3. Courage to Change
An institution may want to change but not have the courage to do so. Why does institutional learning and its resulting change require courage? Because when you change, inevitably, you give up some of the old to make way for the new. And there inevitably are many individuals and groups that have a strong vested interest in what already exists. What professor, for example, wants to see her department abolished? What administrator wants to see his job eliminated? Sometimes, people are game for change, as long as it does not affect them, with the result that nothing really changes because people do not have the courage to move from where they are to where they need to go.
A “Mineralogical” Framework for Institutional Learning and Change
Consider a cultural framework for institutional learning and change as it applies to universities. The framework assesses three factors:
1. How much desire is there for actual change in this institutional culture as a whole?
2. How much desire is there for the appearance of change in the culture of the institution?
3. What is the perceived quality or potential quality of the institution?
If, to simplify things, we respond to each of these questions with a value that is either “low” or “high,” then we end up with 23, or eight different kinds of institutional cultures with respect to learning and resulting change. The argument here is that the eight kinds of institutional cultures differ rather dramatically in how much learning and change they permit. Of course, a university need not be a pure case; it may be a mixture of kinds of institutional cultures (with respect to learning and change).
Each of eight types of universities is depicted metaphorically in terms of a different kind of mineral.
The Rusted-Iron Institution: Low in desire for actual change, desire for appearance of change, and perceived quality.

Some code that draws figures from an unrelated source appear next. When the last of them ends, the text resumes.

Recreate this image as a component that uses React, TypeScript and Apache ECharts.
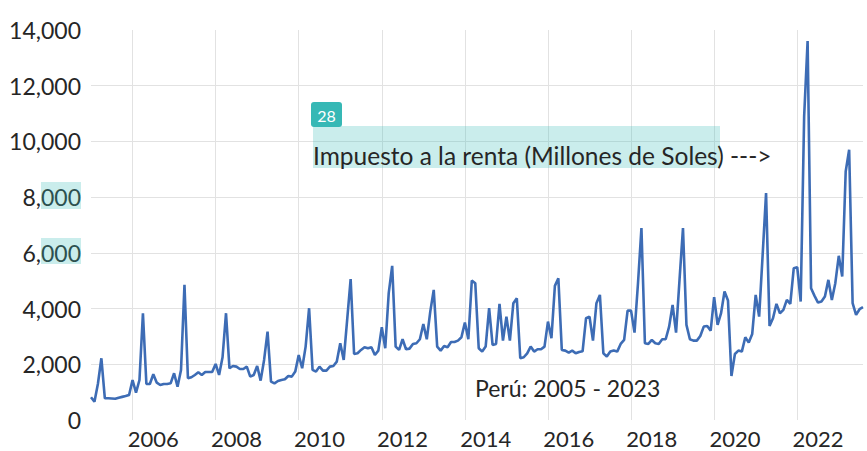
import React, { useEffect, useRef } from "react";
import * as echarts from "echarts";

// Monthly income tax revenue, Peru (millions of soles), Jan 2005 – Aug 2023
const y2005 = [815, 658, 1300, 2216, 779, 780, 770, 760, 800, 830, 860, 900];
const y2006 = [1437, 981, 1437, 3833, 1293, 1293, 1641, 1341, 1257, 1293, 1293, 1317];
const y2007 = [1677, 1197, 1797, 4851, 1497, 1533, 1617, 1713, 1617, 1725, 1725, 1725];
const y2008 = [2012, 1617, 2252, 3833, 1856, 1940, 1916, 1832, 1832, 1916, 1557, 1617];
const y2009 = [1940, 1413, 2156, 3173, 1377, 1317, 1401, 1437, 1461, 1581, 1557, 1737];
const y2010 = [2335, 1856, 2635, 4012, 1797, 1737, 1916, 1773, 1773, 1916, 1940, 2096];
const y2011 = [2755, 2156, 3600, 5055, 2371, 2395, 2515, 2611, 2575, 2611, 2335, 2491];
const y2012 = [3329, 2575, 4552, 5533, 2635, 2515, 2898, 2539, 2563, 2730, 2755, 2898];
const y2013 = [3449, 2898, 3892, 4671, 2635, 2491, 2659, 2611, 2802, 2802, 2850, 2970];
const y2014 = [3497, 2898, 5006, 4911, 2575, 2455, 2635, 4012, 2695, 2730, 4168, 2850];
const y2015 = [3713, 2850, 4192, 4372, 2216, 2252, 2395, 2635, 2455, 2539, 2539, 2635];
const y2016 = [3533, 2935, 4815, 5090, 2515, 2491, 2419, 2491, 2395, 2443, 2467, 3653];
const y2017 = [3713, 2850, 4192, 4491, 2395, 2276, 2455, 2491, 2455, 2731, 2874, 3928];
const y2018 = [3928, 3138, 4900, 6887, 2755, 2731, 2874, 2755, 2731, 2898, 2898, 3353];
const y2019 = [4132, 3138, 5030, 6887, 3413, 2898, 2850, 2850, 3018, 3353, 3377, 3209];
const y2020 = [4407, 3413, 3833, 4611, 4287, 1581, 2371, 2491, 2455, 2970, 2779, 3090];
const y2021 = [4491, 3713, 5900, 8144, 3377, 3653, 4168, 3833, 3952, 4311, 4168, 5450];
const y2022 = [5486, 4252, 10900, 13600, 4731, 4456, 4216, 4252, 4431, 5030, 4311, 4911];
const y2023 = [5893, 5150, 8922, 9701, 4192, 3773, 3976, 4048];

const years = [
  y2005, y2006, y2007, y2008, y2009, y2010, y2011, y2012, y2013, y2014,
  y2015, y2016, y2017, y2018, y2019, y2020, y2021, y2022, y2023,
];
const firstYear = 2005;

const yTicks = [0, 2000, 4000, 6000, 8000, 10000, 12000, 14000];

const annotationText = "Impuesto a la renta (Millones de Soles) --->";
const subtitleText = "Perú: 2005 - 2023";
const badgeText = "28";

const categories: string[] = [];
const values: number[] = [];
years.forEach((arr, yi) => {
  arr.forEach((v, m) => {
    categories.push(`${firstYear + yi}-${String(m + 1).padStart(2, "0")}`);
    values.push(v);
  });
});

const FONT = "Lato, 'Open Sans', sans-serif";
const TEXT = "#262626";
const HILITE = "rgba(64,190,185,0.28)";

export default function App() {
  const ref = useRef<HTMLDivElement>(null);
  useEffect(() => {
    document.body.style.margin = "0";
    if (!ref.current) return;
    const chart = echarts.init(ref.current, null, { renderer: "svg" });
    chart.setOption({
      animation: false,
      backgroundColor: "#ffffff",
      grid: { left: 91, right: 4, top: 30, bottom: 31, containLabel: false },
      xAxis: {
        type: "category",
        data: categories,
        boundaryGap: false,
        axisLine: { show: false },
        axisTick: { show: false },
        axisLabel: {
          interval: (i: number) => i % 24 === 18,
          formatter: (v: string) => v.slice(0, 4),
          fontSize: 22,
          fontFamily: FONT,
          color: TEXT,
          margin: 7,
        },
        splitLine: {
          show: true,
          interval: (i: number) => i % 24 === 12,
          lineStyle: { color: "#e2e2e2", width: 1 },
        },
      },
      yAxis: {
        type: "value",
        min: yTicks[0],
        max: yTicks[yTicks.length - 1],
        interval: 2000,
        axisLine: { show: false },
        axisTick: { show: false },
        axisLabel: {
          fontSize: 23,
          fontFamily: FONT,
          color: TEXT,
          margin: 10,
          formatter: (v: number) => v.toLocaleString("en-US"),
        },
        splitLine: {
          show: true,
          showMinLine: false,
          showMaxLine: false,
          lineStyle: { color: "#e2e2e2", width: 1 },
        },
      },
      series: [
        {
          type: "line",
          data: values,
          symbol: "none",
          lineStyle: { color: "#3d6cb5", width: 2.6 },
        },
      ],
      graphic: [
        { type: "rect", shape: { x: 41, y: 182, width: 40, height: 27 }, style: { fill: HILITE }, z: 10 },
        { type: "rect", shape: { x: 41, y: 238, width: 40, height: 26 }, style: { fill: HILITE }, z: 10 },
        { type: "rect", shape: { x: 313, y: 126, width: 407, height: 42 }, style: { fill: HILITE }, z: 10 },
        { type: "rect", shape: { x: 311, y: 102, width: 31, height: 25, r: 3 }, style: { fill: "#36b8b5" }, z: 11 },
        {
          type: "text", x: 326.5, y: 115, z: 12,
          style: { text: badgeText, fill: "#ffffff", fontSize: 16, fontFamily: FONT, align: "center", verticalAlign: "middle" },
        },
        {
          type: "text", x: 313, y: 155, z: 12,
          style: { text: annotationText, fill: TEXT, fontSize: 24.5, fontFamily: FONT, align: "left", verticalAlign: "middle" },
        },
        {
          type: "text", x: 475, y: 388, z: 12,
          style: { text: subtitleText, fill: TEXT, fontSize: 23, fontFamily: FONT, align: "left", verticalAlign: "middle" },
        },
      ],
    });
    return () => chart.dispose();
  }, []);
  return <div ref={ref} style={{ width: 867, height: 451 }} />;
}
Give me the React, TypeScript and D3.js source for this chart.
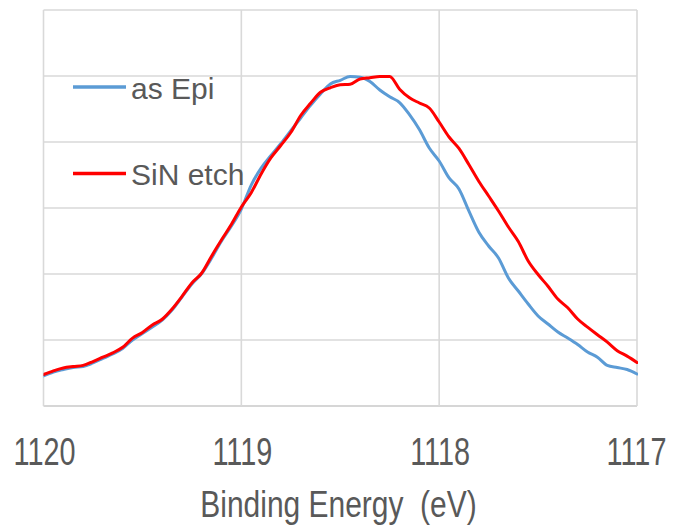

The Granite Institution: Low in desire for actual change, low in desire for appearance of change, but high in perceived quality. Its mood is one of smugness.
The Amber Institution (with Internal Insects): Low in desire for actual change, high in desire for the appearance of change, and low in perceived quality.
The Opal Institution: Low in desire for actual change, but high in desire for appearance of change and high in self-perceived quality.
The Cubic Zirconium Institution: High in desire for actual change, but low in both desire for the appearance of change and in perceived quality.
The Slightly Imperfect (SI) Diamond Institution: High in desire for actual change, low in desire for the appearance of change, and high in perceived quality.
The Lead Institution: High in desire for actual change, high in desire for appearance of change, but low in perceived quality.
The Diamond in the Rough Organization: High in desire for actual change, desire for appearance of change, and perceived quality.
Mediating Variables
Change in a university can come from a board of trustees, a president, a faculty senate, or any number of sources of leadership. How difficult will change be? Change is very hard to achieve in universities, even if the prerequisites described above are met and if the institution is a diamond in the rough. Among the reasons for this difficulty are five mediating variables that affect the extent to which change is likely to happen.
1. Legitimacy of the Change Agent. Change will be difficult if the agent of change is not perceived as legitimate, for example, a president appointed outside what stakeholders of the university consider to be due process, or a faculty senate that is unrepresentative of the faculty as a whole.
2. Credibility of the Change Agent. Change can be hampered if a change agent is perceived as lacking credibility, for example, a president who appears to be solely a political appointment, or a provost who is in charge of academics at an institution but him or herself lacks serious academic credentials.
3. Ownership of Change. Change will be impeded if stakeholders in a university do not feel ownership of the change, for example, if change is forced on them by a board or president without serious consultation of stakeholder groups.
4. Rate of Change. Change may be stymied if the rate of change is too fast or too slow. The problem with change that is too fast is that people cannot adequately absorb it and are likely to feel like a train has left the station without them on it. But change that is too slow leaves stakeholders with the feeling that nothing much is happening other than talk—that there really is no train leaving the station but rather one that is just stuck in place.
5. Cultural Compatibility of Change. Perhaps most important is the compatibility of change with the culture of the institution. What is particularly vexing about this issue is that sometimes it is the culture itself that needs change, but cultures are remarkably resistant to change and typically endure beyond any one set of people who are embedded in them. That is, you can hire new leaders or even new faculty members with diverse viewpoints, but the culture often lives on despite, or sometimes because of the new hires.
I am working with others, and welcome further collaborators, to measure these characteristics of universities and other institutions and to devise ways to change organizations to enhance their modifiability.
Key References
Sternberg, R. J. (2000). Making school reform work: A “mineralogical” theory of school modifiability. Bloomington, IN: Phi Delta Kappa Educational Foundation.
Sternberg, R. J. (2002). Effecting organizational change: A “mineralogical theory” of organizational modifiability. Consulting Psychology Journal, 54, 147–156.